(The obituaries of most famous people are written long before the subject’s actual death! Check out Obit., a 2017 documentary about the New York Times’ Obituary desk if you don’t believe me…)
“Principle is OK up to a certain point, but principle doesn’t do you any good if you lose,” Richard Bruce “Dick” Cheney, first appointed to office by Richard Nixon, told journalist Tim Russert in 1976. And it could be argued that until his closely guarded death at his Wyoming ranch sometime last week, Cheney never did truly lose, despite bringing scandal, ethics investigations, and eventual doom to every administration he worked for. By demonstrating his loyalty to an aggressive and frequently extra-legal realpolitik intentionally divorced from the realm of ethics–and getting away with it–this avid chili lover, “stump” of a high school football player from Wyoming, who dropped out of Yale, was twice nabbed for drunk driving, and who shot rabbits, birds, a hunting partner, and other animals in his free time, became a grimacingly enduring icon of American business and politics.

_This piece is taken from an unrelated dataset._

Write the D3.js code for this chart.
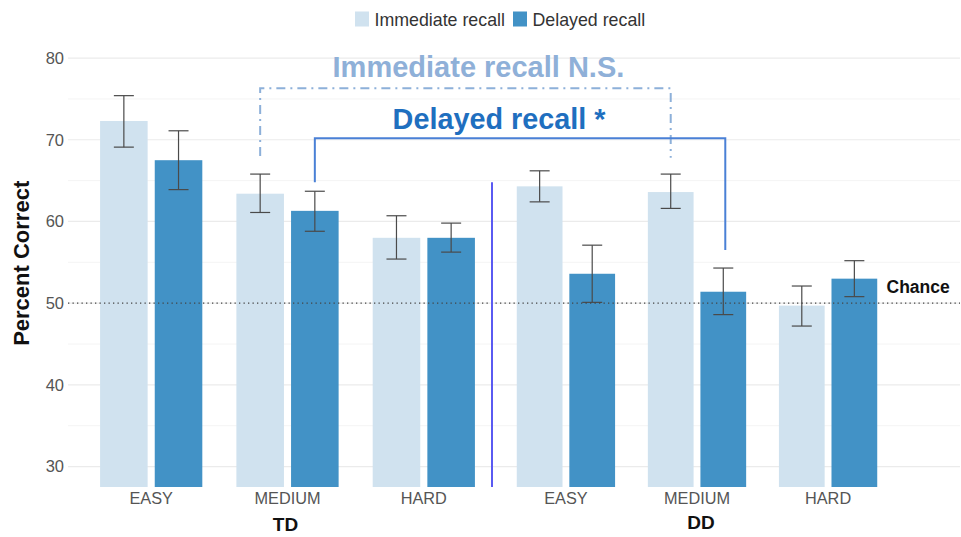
<!DOCTYPE html>
<html>
<head>
<meta charset="utf-8">
<script src="https://cdn.jsdelivr.net/npm/d3@7"></script>
<style>
  html, body { margin: 0; padding: 0; background: #fff; }
  svg { display: block; font-family: "Liberation Sans", Arial, sans-serif; }
</style>
</head>
<body>
<svg id="chart" width="961" height="537"></svg>
<script>
// Recall accuracy by difficulty, for the TD and DD groups
const groups = ["TD", "DD"];
const levels = ["EASY", "MEDIUM", "HARD"];
const seriesNames = ["Immediate recall", "Delayed recall"];

// Mean percent correct, ordered TD EASY..HARD then DD EASY..HARD
const immediateMean = [72.3, 63.4, 58.0, 64.3, 63.6, 49.7];
const immediateLow  = [69.1, 61.1, 55.4, 62.4, 61.6, 47.2];
const immediateHigh = [75.4, 65.8, 60.7, 66.2, 65.8, 52.1];

const delayedMean = [67.5, 61.3, 58.0, 53.6, 51.4, 53.0];
const delayedLow  = [63.9, 58.8, 56.25, 50.1, 48.6, 50.8];
const delayedHigh = [71.1, 63.7, 59.8, 57.1, 54.3, 55.2];

const yTicks = [30, 40, 50, 60, 70, 80];
const chanceLevel = 50;

const colors = ["#d0e2ef", "#4292c6"];

const svg = d3.select("#chart");
const plotLeft = 68, plotRight = 960, plotTop = 45, plotBottom = 487;

const y = d3.scaleLinear().domain([27.5, 81.6]).range([plotBottom, plotTop]);

// One band scale per group panel
const panelRanges = { TD: [66, 509], DD: [484, 910] };
const xGroup = {};
groups.forEach(g => {
  xGroup[g] = d3.scaleBand().domain(levels).range(panelRanges[g])
    .paddingInner(0.25).paddingOuter(0.25);
});
const seriesScale = g => d3.scaleBand().domain([0, 1])
  .range([0, xGroup[g].bandwidth()]).paddingInner(0.13);

const rows = [];
groups.forEach((g, gi) => {
  levels.forEach((lv, li) => {
    const i = gi * 3 + li;
    rows.push({ group: g, level: lv,
      values: [
        { s: 0, mean: immediateMean[i], lo: immediateLow[i], hi: immediateHigh[i] },
        { s: 1, mean: delayedMean[i], lo: delayedLow[i], hi: delayedHigh[i] }
      ]});
  });
});

// Grid lines
const minorTicks = d3.range(35, 81, 10);
svg.append("g").selectAll("line").data(minorTicks).join("line")
  .attr("x1", plotLeft).attr("x2", plotRight)
  .attr("y1", d => y(d)).attr("y2", d => y(d))
  .attr("stroke", "#f4f4f4").attr("stroke-width", 1);
svg.append("g").selectAll("line").data(yTicks).join("line")
  .attr("x1", plotLeft).attr("x2", plotRight)
  .attr("y1", d => y(d)).attr("y2", d => y(d))
  .attr("stroke", "#ebebeb").attr("stroke-width", 1.2);

// Y axis labels
const yAxis = d3.axisLeft(y).tickValues(yTicks).tickSize(0).tickPadding(4);
const yg = svg.append("g").attr("transform", `translate(${plotLeft},0)`).call(yAxis);
yg.select(".domain").remove();
yg.selectAll("text").attr("font-size", 16.5).attr("fill", "#555")
  .attr("font-family", "Liberation Sans, Arial, sans-serif");

svg.append("text")
  .attr("transform", `translate(29,${(y(80) + y(30)) / 2 + 1}) rotate(-90)`)
  .attr("text-anchor", "middle").attr("font-size", 22).attr("font-weight", "bold")
  .attr("fill", "#111").text("Percent Correct");

// Bars and error bars
groups.forEach(g => {
  const xg = xGroup[g];
  const xs = seriesScale(g);
  const cell = svg.append("g").selectAll("g")
    .data(rows.filter(r => r.group === g)).join("g")
    .attr("transform", d => `translate(${xg(d.level)},0)`);

  cell.selectAll("rect").data(d => d.values).join("rect")
    .attr("x", d => xs(d.s)).attr("width", xs.bandwidth())
    .attr("y", d => y(d.mean)).attr("height", d => plotBottom - y(d.mean))
    .attr("fill", d => colors[d.s]);

  const eb = cell.selectAll("g.err").data(d => d.values).join("g").attr("class", "err")
    .attr("stroke", "#4a4a4a").attr("stroke-width", 1.2);
  const cx = d => xs(d.s) + xs.bandwidth() / 2;
  eb.append("line").attr("x1", cx).attr("x2", cx)
    .attr("y1", d => y(d.hi)).attr("y2", d => y(d.lo));
  eb.append("line").attr("x1", d => cx(d) - 10).attr("x2", d => cx(d) + 10)
    .attr("y1", d => y(d.hi)).attr("y2", d => y(d.hi));
  eb.append("line").attr("x1", d => cx(d) - 10).attr("x2", d => cx(d) + 10)
    .attr("y1", d => y(d.lo)).attr("y2", d => y(d.lo));

  // Category labels
  svg.append("g").selectAll("text").data(levels).join("text")
    .attr("x", d => xg(d) + xg.bandwidth() / 2).attr("y", 504)
    .attr("text-anchor", "middle").attr("font-size", 16.3).attr("fill", "#555")
    .text(d => d);
});

// Group labels
svg.append("text").attr("x", (xGroup.TD("EASY") + xGroup.TD("HARD") + xGroup.TD.bandwidth()) / 2 - 2)
  .attr("y", 531).attr("text-anchor", "middle").attr("font-size", 19)
  .attr("font-weight", "bold").attr("fill", "#111").text("TD");
svg.append("text").attr("x", (xGroup.DD("EASY") + xGroup.DD("HARD") + xGroup.DD.bandwidth()) / 2 + 4)
  .attr("y", 529).attr("text-anchor", "middle").attr("font-size", 19)
  .attr("font-weight", "bold").attr("fill", "#111").text("DD");

// Chance line
svg.append("line").attr("x1", plotLeft).attr("x2", plotRight)
  .attr("y1", y(chanceLevel)).attr("y2", y(chanceLevel))
  .attr("stroke", "#444").attr("stroke-width", 1.3).attr("stroke-dasharray", "1.3,3.2");
svg.append("text").attr("x", 886.5).attr("y", y(chanceLevel) - 10)
  .attr("font-size", 17.5).attr("font-weight", "bold").attr("fill", "#111").text("Chance");

// Group separator
svg.append("line").attr("x1", 492).attr("x2", 492)
  .attr("y1", y(64.8)).attr("y2", plotBottom)
  .attr("stroke", "#5a5af2").attr("stroke-width", 2);

// Comparison brackets (TD MEDIUM vs DD MEDIUM)
const barCenter = (g, lv, s) => {
  const xs = seriesScale(g);
  return xGroup[g](lv) + xs(s) + xs.bandwidth() / 2;
};
const immL = barCenter("TD", "MEDIUM", 0), immR = barCenter("DD", "MEDIUM", 0);
const delL = barCenter("TD", "MEDIUM", 1), delR = barCenter("DD", "MEDIUM", 1) + 2;

svg.append("path")
  .attr("d", `M${immL},${y(68.0)} V${y(76.3)} H${immR} V${y(67.8)}`)
  .attr("fill", "none").attr("stroke", "#8db0d9").attr("stroke-width", 2)
  .attr("stroke-dasharray", "9,5,2,5");
svg.append("path")
  .attr("d", `M${delL},${y(64.8)} V${y(70.2)} H${delR} V${y(56.5)}`)
  .attr("fill", "none").attr("stroke", "#4a80d6").attr("stroke-width", 2);

svg.append("text").attr("x", (immL + immR) / 2 + 13).attr("y", y(76.3) - 11.5)
  .attr("text-anchor", "middle").attr("font-size", 29).attr("font-weight", "bold")
  .attr("fill", "#8fb0d8").text("Immediate recall N.S.");
svg.append("text").attr("x", (delL + delR) / 2 - 21).attr("y", y(70.2) - 9)
  .attr("text-anchor", "middle").attr("font-size", 28.8).attr("font-weight", "bold")
  .attr("fill", "#1f6fbf").text("Delayed recall *");

// Legend
const legend = svg.append("g");
const legendX = [355, 513];
seriesNames.forEach((name, i) => {
  legend.append("rect").attr("x", legendX[i]).attr("y", 11.5).attr("width", 14).attr("height", 15)
    .attr("fill", colors[i]);
  legend.append("text").attr("x", legendX[i] + 19.5).attr("y", 26)
    .attr("font-size", 17.8).attr("fill", "#333").text(name);
});
</script>
</body>
</html>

“He said the presidency was like one of those giant medicine balls,” said Bruce Bradley, who hired Cheney to work at his investment firm in 1973, after Cheney left the imploding Nixon administration. “If you get ahold of it, what you do is, you keep pushing that ball and you never let the other team push back.” People who think the presidency of Donald Trump is wholly unexpected should study Cheney’s playbook! During debates arranged for the benefit of Bradley’s clients at the time, Cheney would argue forcefully that Nixon’s resignation was forced merely by his enemies’ political ploys, and not because Nixon had violated any laws or betrayed the oath of his office.